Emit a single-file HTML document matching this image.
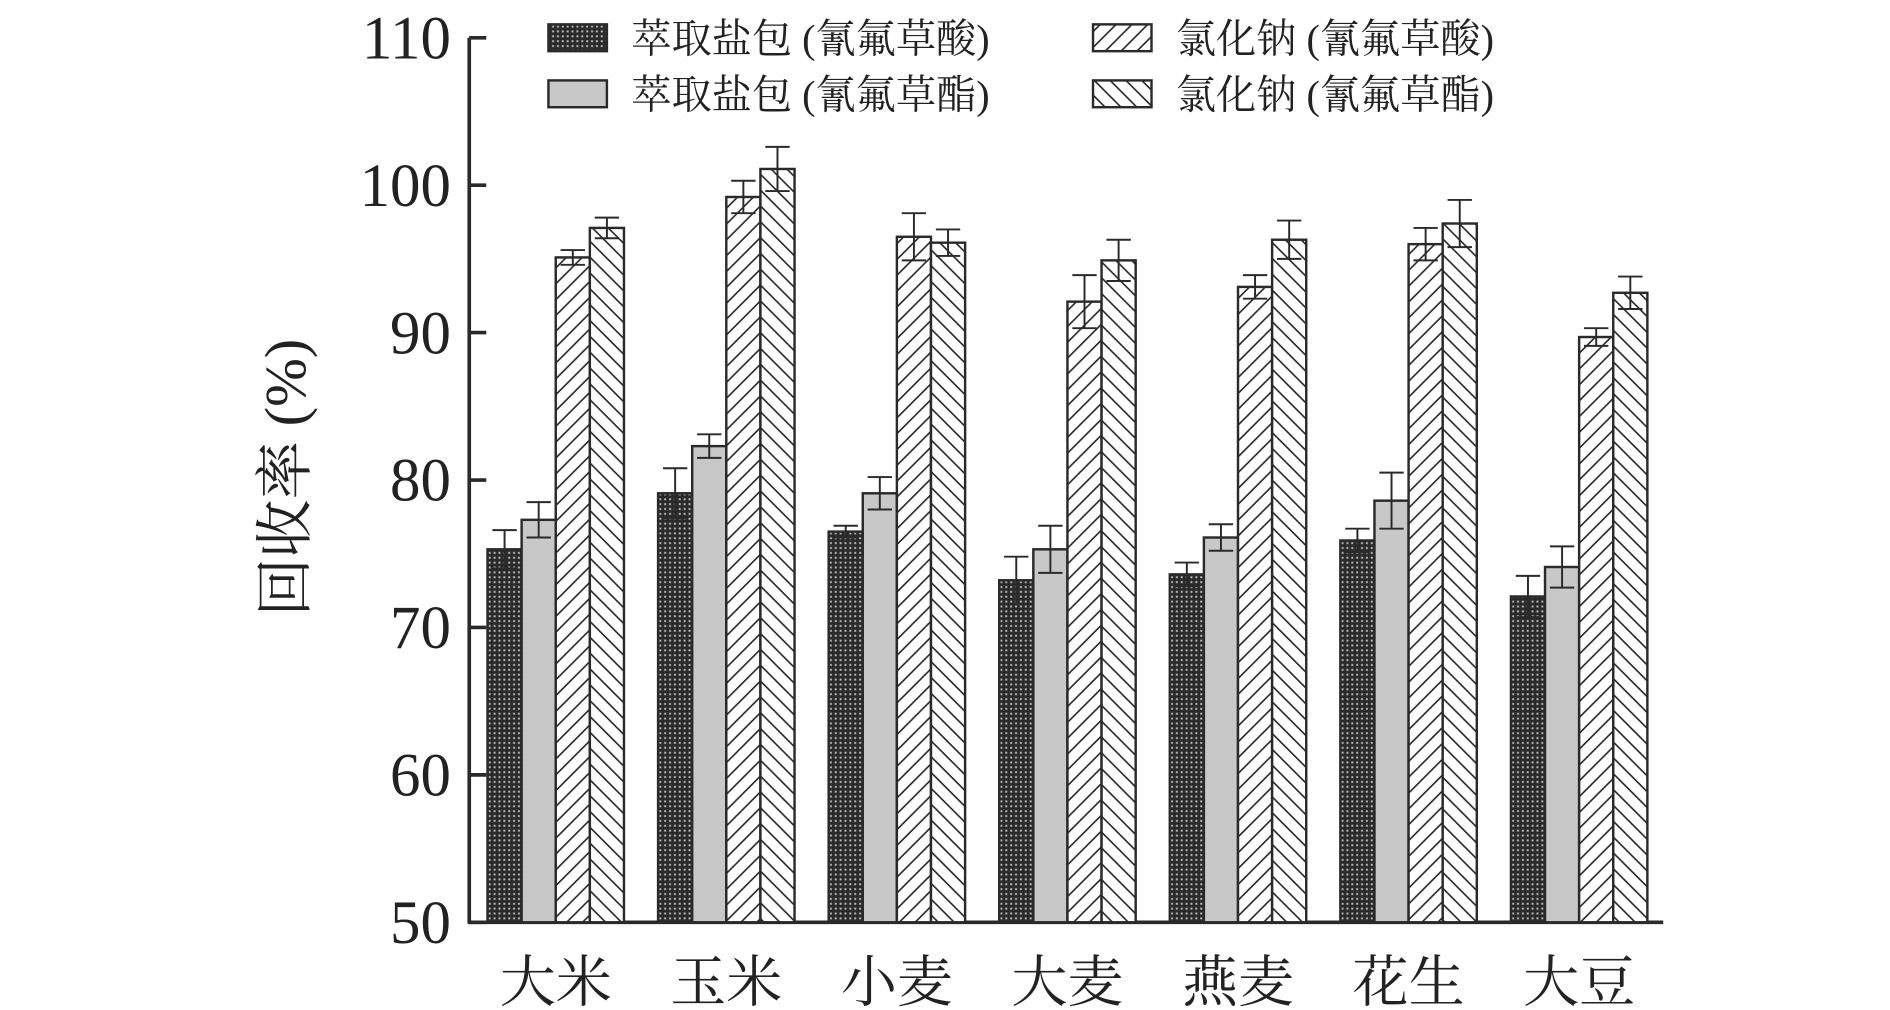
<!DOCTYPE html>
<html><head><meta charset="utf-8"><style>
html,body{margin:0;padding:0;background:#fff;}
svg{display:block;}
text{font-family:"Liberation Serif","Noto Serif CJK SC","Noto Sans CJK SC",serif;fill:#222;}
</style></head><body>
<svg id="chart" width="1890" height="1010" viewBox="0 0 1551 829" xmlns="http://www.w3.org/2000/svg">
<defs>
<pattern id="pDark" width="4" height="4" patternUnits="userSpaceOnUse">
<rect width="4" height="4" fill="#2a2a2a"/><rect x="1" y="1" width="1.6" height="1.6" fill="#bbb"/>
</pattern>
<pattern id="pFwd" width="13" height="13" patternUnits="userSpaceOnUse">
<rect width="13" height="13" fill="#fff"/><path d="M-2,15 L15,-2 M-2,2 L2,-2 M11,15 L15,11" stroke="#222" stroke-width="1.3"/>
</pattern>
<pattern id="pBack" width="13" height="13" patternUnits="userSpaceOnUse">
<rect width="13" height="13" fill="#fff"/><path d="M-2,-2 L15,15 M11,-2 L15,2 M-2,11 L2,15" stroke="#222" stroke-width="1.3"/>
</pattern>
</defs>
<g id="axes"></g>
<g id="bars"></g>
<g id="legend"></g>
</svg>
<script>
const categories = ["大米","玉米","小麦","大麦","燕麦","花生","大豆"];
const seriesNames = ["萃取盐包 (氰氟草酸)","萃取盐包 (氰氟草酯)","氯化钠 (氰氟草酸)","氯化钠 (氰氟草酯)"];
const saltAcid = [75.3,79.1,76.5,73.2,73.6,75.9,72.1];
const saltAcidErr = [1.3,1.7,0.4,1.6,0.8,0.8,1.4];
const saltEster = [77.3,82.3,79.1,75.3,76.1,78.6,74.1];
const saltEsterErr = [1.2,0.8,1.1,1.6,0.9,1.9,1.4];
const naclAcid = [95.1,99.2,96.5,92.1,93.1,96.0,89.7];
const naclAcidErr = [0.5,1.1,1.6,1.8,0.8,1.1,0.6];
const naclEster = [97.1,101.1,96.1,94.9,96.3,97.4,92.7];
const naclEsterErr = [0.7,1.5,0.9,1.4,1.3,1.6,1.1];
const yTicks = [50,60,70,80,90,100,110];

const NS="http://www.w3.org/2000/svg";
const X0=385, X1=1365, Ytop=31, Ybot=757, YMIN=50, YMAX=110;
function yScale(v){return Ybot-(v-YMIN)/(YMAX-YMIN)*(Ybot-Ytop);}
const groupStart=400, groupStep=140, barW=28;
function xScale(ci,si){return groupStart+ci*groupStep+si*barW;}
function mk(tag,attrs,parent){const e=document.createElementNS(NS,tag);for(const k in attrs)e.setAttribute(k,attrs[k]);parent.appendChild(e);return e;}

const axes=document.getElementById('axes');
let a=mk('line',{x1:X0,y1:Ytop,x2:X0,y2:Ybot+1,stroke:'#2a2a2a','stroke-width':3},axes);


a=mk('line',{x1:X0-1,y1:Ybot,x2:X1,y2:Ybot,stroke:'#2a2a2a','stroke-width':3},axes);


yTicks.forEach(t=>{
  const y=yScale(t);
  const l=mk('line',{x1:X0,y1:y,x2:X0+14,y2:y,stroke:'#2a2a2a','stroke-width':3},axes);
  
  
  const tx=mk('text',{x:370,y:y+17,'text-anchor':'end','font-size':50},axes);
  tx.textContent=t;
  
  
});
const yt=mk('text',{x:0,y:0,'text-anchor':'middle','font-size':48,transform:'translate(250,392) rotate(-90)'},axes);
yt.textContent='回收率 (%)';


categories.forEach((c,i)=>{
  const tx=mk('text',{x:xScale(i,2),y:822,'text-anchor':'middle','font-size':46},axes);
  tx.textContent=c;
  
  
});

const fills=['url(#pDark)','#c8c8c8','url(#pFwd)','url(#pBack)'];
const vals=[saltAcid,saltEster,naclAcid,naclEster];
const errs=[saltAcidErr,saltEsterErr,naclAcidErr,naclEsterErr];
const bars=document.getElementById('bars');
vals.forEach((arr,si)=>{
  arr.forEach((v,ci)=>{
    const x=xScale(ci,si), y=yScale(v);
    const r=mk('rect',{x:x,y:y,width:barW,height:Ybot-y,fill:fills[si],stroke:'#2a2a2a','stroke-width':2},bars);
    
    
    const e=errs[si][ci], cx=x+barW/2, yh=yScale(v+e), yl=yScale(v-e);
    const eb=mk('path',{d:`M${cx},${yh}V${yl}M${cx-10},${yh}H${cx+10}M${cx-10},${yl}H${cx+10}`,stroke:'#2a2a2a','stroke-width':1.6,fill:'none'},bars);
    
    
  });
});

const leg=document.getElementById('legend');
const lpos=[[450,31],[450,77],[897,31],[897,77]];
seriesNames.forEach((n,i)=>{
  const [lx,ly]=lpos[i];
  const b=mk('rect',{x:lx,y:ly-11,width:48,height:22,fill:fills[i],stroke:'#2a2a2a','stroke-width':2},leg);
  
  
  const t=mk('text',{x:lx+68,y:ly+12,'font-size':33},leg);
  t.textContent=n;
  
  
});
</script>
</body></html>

____

EXERCISE =>
Without any pictures, reproduce the lines from the first one in the material through the line that has "e=document.createElementNS(NS,tag);for(const k in", exactly as they appear.

COMPLETE OUTPUT =>
Emit a single-file HTML document matching this image.
<!DOCTYPE html>
<html><head><meta charset="utf-8"><style>
html,body{margin:0;padding:0;background:#fff;}
svg{display:block;}
text{font-family:"Liberation Serif","Noto Serif CJK SC","Noto Sans CJK SC",serif;fill:#222;}
</style></head><body>
<svg id="chart" width="1890" height="1010" viewBox="0 0 1551 829" xmlns="http://www.w3.org/2000/svg">
<defs>
<pattern id="pDark" width="4" height="4" patternUnits="userSpaceOnUse">
<rect width="4" height="4" fill="#2a2a2a"/><rect x="1" y="1" width="1.6" height="1.6" fill="#bbb"/>
</pattern>
<pattern id="pFwd" width="13" height="13" patternUnits="userSpaceOnUse">
<rect width="13" height="13" fill="#fff"/><path d="M-2,15 L15,-2 M-2,2 L2,-2 M11,15 L15,11" stroke="#222" stroke-width="1.3"/>
</pattern>
<pattern id="pBack" width="13" height="13" patternUnits="userSpaceOnUse">
<rect width="13" height="13" fill="#fff"/><path d="M-2,-2 L15,15 M11,-2 L15,2 M-2,11 L2,15" stroke="#222" stroke-width="1.3"/>
</pattern>
</defs>
<g id="axes"></g>
<g id="bars"></g>
<g id="legend"></g>
</svg>
<script>
const categories = ["大米","玉米","小麦","大麦","燕麦","花生","大豆"];
const seriesNames = ["萃取盐包 (氰氟草酸)","萃取盐包 (氰氟草酯)","氯化钠 (氰氟草酸)","氯化钠 (氰氟草酯)"];
const saltAcid = [75.3,79.1,76.5,73.2,73.6,75.9,72.1];
const saltAcidErr = [1.3,1.7,0.4,1.6,0.8,0.8,1.4];
const saltEster = [77.3,82.3,79.1,75.3,76.1,78.6,74.1];
const saltEsterErr = [1.2,0.8,1.1,1.6,0.9,1.9,1.4];
const naclAcid = [95.1,99.2,96.5,92.1,93.1,96.0,89.7];
const naclAcidErr = [0.5,1.1,1.6,1.8,0.8,1.1,0.6];
const naclEster = [97.1,101.1,96.1,94.9,96.3,97.4,92.7];
const naclEsterErr = [0.7,1.5,0.9,1.4,1.3,1.6,1.1];
const yTicks = [50,60,70,80,90,100,110];

const NS="http://www.w3.org/2000/svg";
const X0=385, X1=1365, Ytop=31, Ybot=757, YMIN=50, YMAX=110;
function yScale(v){return Ybot-(v-YMIN)/(YMAX-YMIN)*(Ybot-Ytop);}
const groupStart=400, groupStep=140, barW=28;
function xScale(ci,si){return groupStart+ci*groupStep+si*barW;}
function mk(tag,attrs,parent){const e=document.createElementNS(NS,tag);for(const k in attrs)e.setAttribute(k,attrs[k]);parent.appendChild(e);return e;}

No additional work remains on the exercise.